Don't merge right now, just wanted to show the necessary changes
2025-07-25 12:55:55 +00:00 · 2022-11-02 00:33:46 +01:00
parent 2bdd738f03
commit 6c9a2761f5
1 changed files with 4 additions and 3 deletions
--- a/ldm/invoke/txt2mask.py
+++ b/ldm/invoke/txt2mask.py
@ -36,6 +36,7 @@ from torchvision import transforms

 CLIP_VERSION = 'ViT-B/16'
 CLIPSEG_WEIGHTS = 'src/clipseg/weights/rd64-uni.pth'
+CLIPSEG_WEIGHTS_REFINED = 'src/clipseg/weights/rd64-uni-refined.pth'
 CLIPSEG_SIZE = 352

 class SegmentedGrayscale(object):
@ -72,14 +73,14 @@ class Txt2Mask(object):
    Create new Txt2Mask object.
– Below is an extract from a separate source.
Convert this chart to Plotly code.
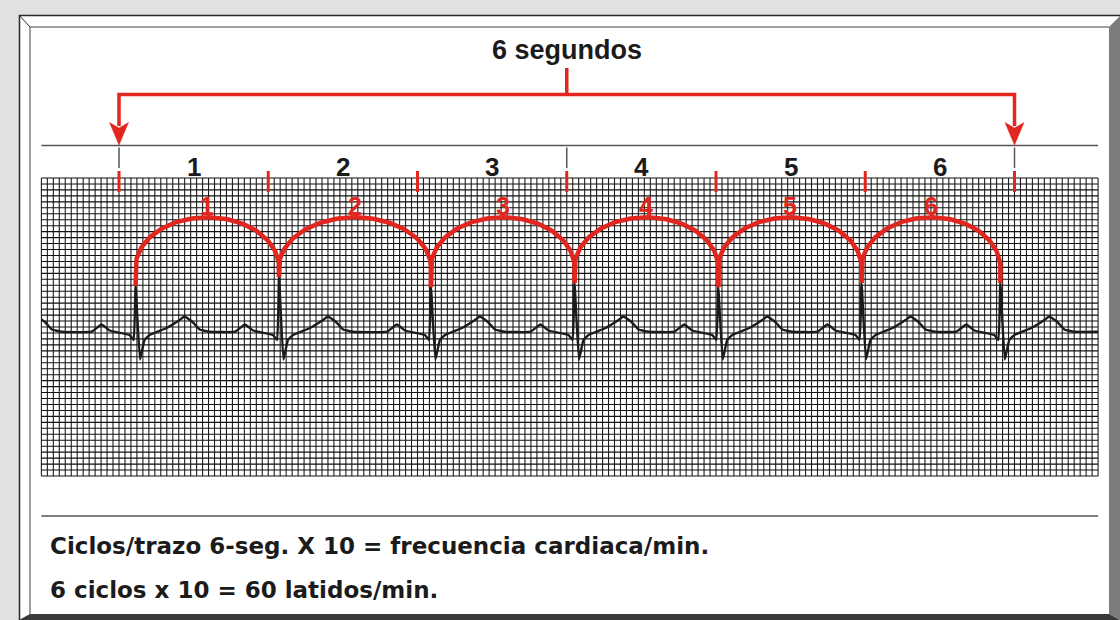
import numpy as np
import plotly.graph_objects as go

# ---------------- data ----------------
seconds = [0, 1, 2, 3, 4, 5, 6]                 # second marks along the strip
second_labels = ["1", "2", "3", "4", "5", "6"]    # black labels between marks
cycle_labels = ["1", "2", "3", "4", "5", "6"]     # red labels over each cycle
major_marks = [0, 3, 6]                           # seconds with thin black marks

# R-peak times (s) and R amplitudes (mV); the first beat lies left of the strip
r_times = [-0.878, 0.111, 1.072, 2.090, 3.052, 4.015, 4.975, 5.905]
r_amps = [0.70, 0.69, 0.84, 0.67, 0.74, 0.67, 0.74, 0.74]

# one PQRST cycle around the R peak: time offset (s) and voltage (mV)
pre_r_dt = [-0.295, -0.228, -0.174, -0.040, -0.013]
pre_r_mv = [-0.079, 0.042, -0.059, -0.134, -0.218]
post_r_dt = [0.030, 0.060, 0.094, 0.208, 0.295, 0.328, 0.382, 0.429, 0.496]
post_r_mv = [-0.545, -0.218, -0.134, -0.017, 0.117, 0.176, 0.084, -0.042, -0.079]

# strip paper extent (s, mV)
strip_t = [-0.52, 6.56]
strip_mv = [-2.5, 2.5]

title_text = "6 segundos"
note_line1 = "Ciclos/trazo 6-seg. X 10 = frecuencia cardiaca/min."
note_line2 = "6 ciclos x 10 = 60 latidos/min."

# ---------------- styles ----------------
RED = "#e0261e"
INK = "#1b1b1b"
FONT = "Liberation Sans, Arial, sans-serif"
WIDE_FONT = "DejaVu Sans, Verdana, sans-serif"
W, H = 1120, 620
PX_PER_S = 149.25
PX_PER_MV = 59.6
X0_PX, Y0_PX = 119.0, 327.0

xr = [-X0_PX / PX_PER_S, (W - X0_PX) / PX_PER_S]
yr = [-(H - Y0_PX) / PX_PER_MV, Y0_PX / PX_PER_MV]


def ypx(p):  # pixel row -> mV (layout helper)
    return (Y0_PX - p) / PX_PER_MV


def xpx(p):  # pixel column -> s (layout helper)
    return (p - X0_PX) / PX_PER_S


fig = go.Figure()

# ---------------- frame (paper shapes) ----------------
def P(x, y):
    return x / W, 1 - y / H


shapes = []
x1, y1 = P(19, 15)
x2, y2 = P(W, H)
shapes.append(dict(type="rect", xref="paper", yref="paper", x0=x1, y0=y2, x1=x2, y1=y1,
                   fillcolor="white", line=dict(width=0), layer="below"))


def poly(pts, color):
    d = "M " + " L ".join(f"{P(a, b)[0]:.5f},{P(a, b)[1]:.5f}" for a, b in pts) + " Z"
    return dict(type="path", xref="paper", yref="paper", path=d, fillcolor=color,
                line=dict(width=0), layer="below")


shapes.append(poly([(1109, 27), (1120, 16), (1120, 620), (1109, 614)], "#7c7c7c"))
shapes.append(poly([(30, 614), (1109, 614), (1120, 620), (19, 620)], "#3a3a3a"))


def pline(a, b, c, d, color, w):
    xa, ya = P(a, b)
    xb, yb = P(c, d)
    return dict(type="line", xref="paper", yref="paper", x0=xa, y0=ya, x1=xb, y1=yb,
                line=dict(color=color, width=w), layer="below")


shapes.append(pline(19, 15.5, 1120, 15.5, "#2a2a2a", 1.5))
shapes.append(pline(19.5, 15, 19.5, 620, "#2a2a2a", 1.5))
shapes.append(pline(19, 15, 30, 27, "#2a2a2a", 1))
shapes.append(pline(30, 27, 1109, 27, "#808080", 1.5))
shapes.append(pline(30, 27, 30, 614, "#808080", 1.5))

# separator lines in data units
for yy in (ypx(145.5), ypx(516)):
    shapes.append(dict(type="line", xref="x", yref="y", x0=strip_t[0], x1=strip_t[1],
                       y0=yy, y1=yy, line=dict(color="#555555", width=1.5), layer="below"))

# ---------------- grid ----------------
gx = np.round(np.arange(strip_t[0], strip_t[1] + 1e-9, 0.04), 4)
gy = np.round(np.arange(strip_mv[0], strip_mv[1] + 1e-9, 0.1), 4)
vx, vy = [], []
for t in gx:
    vx += [t, t, None]
    vy += [strip_mv[0], strip_mv[1], None]
hx, hy = [], []
for v in gy:
    hx += [strip_t[0], strip_t[1], None]
    hy += [v, v, None]
fig.add_trace(go.Scatter(x=vx, y=vy, mode="lines", line=dict(color="#1e1e1e", width=1.1),
                         hoverinfo="skip"))
fig.add_trace(go.Scatter(x=hx, y=hy, mode="lines", line=dict(color="#111111", width=1.1),
                         hoverinfo="skip"))

# ---------------- ECG trace ----------------
et, ev = [], []
for rt, ra in zip(r_times, r_amps):
    et += [rt + d for d in pre_r_dt] + [rt] + [rt + d for d in post_r_dt]
    ev += pre_r_mv + [ra] + post_r_mv
et = np.array(et)
ev = np.array(ev)
inside = (et > strip_t[0]) & (et < strip_t[1])
tt = np.concatenate([[strip_t[0]], et[inside], [strip_t[1]]])
vv = np.interp(tt, et, ev)
fig.add_trace(go.Scatter(x=tt, y=vv, mode="lines",
                         line=dict(color=INK, width=2.4, shape="spline", smoothing=0.35),
                         hoverinfo="skip"))

# ---------------- red cycle arcs ----------------
arc_c = 1.0   # mV, ellipse centre level
arc_b = 0.84  # mV, vertical radius
theta = np.linspace(np.pi, 0, 80)
beats = list(zip(r_times[1:], r_amps[1:]))
for i in range(len(cycle_labels)):
    (ta, aa), (tb, ab) = beats[i], beats[i + 1]
    cx, a = (ta + tb) / 2, (tb - ta) / 2
    ax = [ta] + list(cx + a * np.cos(theta)) + [tb]
    ay = [aa] + list(arc_c + arc_b * np.sin(theta)) + [ab]
    fig.add_trace(go.Scatter(x=ax, y=ay, mode="lines", line=dict(color=RED, width=4.5),
                             hoverinfo="skip"))
    fig.add_annotation(x=cx, y=ypx(206), text=f"<b>{cycle_labels[i]}</b>", showarrow=False,
                       font=dict(family=FONT, size=25, color=RED), xanchor="center",
                       yanchor="middle")

# ---------------- second marks ----------------
tx, ty = [], []
for s in seconds:
    tx += [s, s, None]
    ty += [ypx(171), ypx(192), None]
fig.add_trace(go.Scatter(x=tx, y=ty, mode="lines", line=dict(color=RED, width=3),
                         hoverinfo="skip"))
mx, my = [], []
for s in major_marks:
    mx += [s, s, None]
    my += [ypx(147.5), ypx(168), None]
fig.add_trace(go.Scatter(x=mx, y=my, mode="lines", line=dict(color="#555555", width=1.5),
                         hoverinfo="skip"))
for i, lab in enumerate(second_labels):
    fig.add_annotation(x=(seconds[i] + seconds[i + 1]) / 2, y=ypx(166.5),
                       text=f"<b>{lab}</b>", showarrow=False,
                       font=dict(family=FONT, size=26, color=INK), xanchor="center",
                       yanchor="middle")

# ---------------- bracket with arrows ----------------
t0, t6 = seconds[0], seconds[-1]
tm = (t0 + t6) / 2
yb = ypx(94.5)
fig.add_trace(go.Scatter(x=[t0, t0, t6, t6], y=[ypx(126), yb, yb, ypx(126)], mode="lines",
                         line=dict(color=RED, width=3.5), hoverinfo="skip"))
fig.add_trace(go.Scatter(x=[tm, tm], y=[ypx(68), yb], mode="lines",
                         line=dict(color=RED, width=3.5), hoverinfo="skip"))
hw = 9.5 / PX_PER_S
for s in (t0, t6):
    fig.add_trace(go.Scatter(x=[s - hw, s, s + hw, s, s - hw],
                             y=[ypx(122.5), ypx(128), ypx(122.5), ypx(145), ypx(122.5)],
                             mode="lines", fill="toself", fillcolor=RED,
                             line=dict(color=RED, width=0.5), hoverinfo="skip"))

fig.add_annotation(x=tm, y=ypx(50), text=f"<b>{title_text}</b>", showarrow=False,
                   font=dict(family=FONT, size=27, color=INK), xanchor="center",
                   yanchor="middle")

# ---------------- bottom notes ----------------
fig.add_annotation(x=xpx(48), y=ypx(546), text=f"<b>{note_line1}</b>", showarrow=False,
                   font=dict(family=WIDE_FONT, size=23, color=INK), xanchor="left",
                   yanchor="middle")
fig.add_annotation(x=xpx(48), y=ypx(589.5), text=f"<b>{note_line2}</b>", showarrow=False,
                   font=dict(family=WIDE_FONT, size=23, color=INK), xanchor="left",
                   yanchor="middle")

fig.update_layout(
    width=W, height=H, margin=dict(l=0, r=0, t=0, b=0, pad=0),
    paper_bgcolor="#e1e1e1", plot_bgcolor="rgba(0,0,0,0)",
    showlegend=False, hovermode=False, shapes=shapes,
    xaxis=dict(range=xr, visible=False, fixedrange=True, domain=[0, 1]),
    yaxis=dict(range=yr, visible=False, fixedrange=True, domain=[0, 1]),
)

fig.write_html("out.html", config={"displayModeBar": False, "staticPlot": True},
               post_script="document.body.style.margin='0px';document.body.style.overflow='hidden';")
The optional device argument can be one of
    'cuda', 'mps' or 'cpu'.
    '''
-    def __init__(self,device='cpu'):
+    def __init__(self,device='cpu',refined=False):
        print('>> Initializing clipseg model for text to mask inference')
        self.device = device
-        self.model = CLIPDensePredT(version=CLIP_VERSION, reduce_dim=64, )
+        self.model = CLIPDensePredT(version=CLIP_VERSION, reduce_dim=64, complex_trans_conv=refined)
        self.model.eval()
        # initially we keep everything in cpu to conserve space
        self.model.to('cpu')
-        self.model.load_state_dict(torch.load(CLIPSEG_WEIGHTS, map_location=torch.device('cpu')), strict=False)
+        self.model.load_state_dict(torch.load(CLIPSEG_WEIGHTS_REFINED if refined else CLIPSEG_WEIGHTS, map_location=torch.device('cpu')), strict=False)

    @torch.no_grad()
    def segment(self, image, prompt:str) -> SegmentedGrayscale: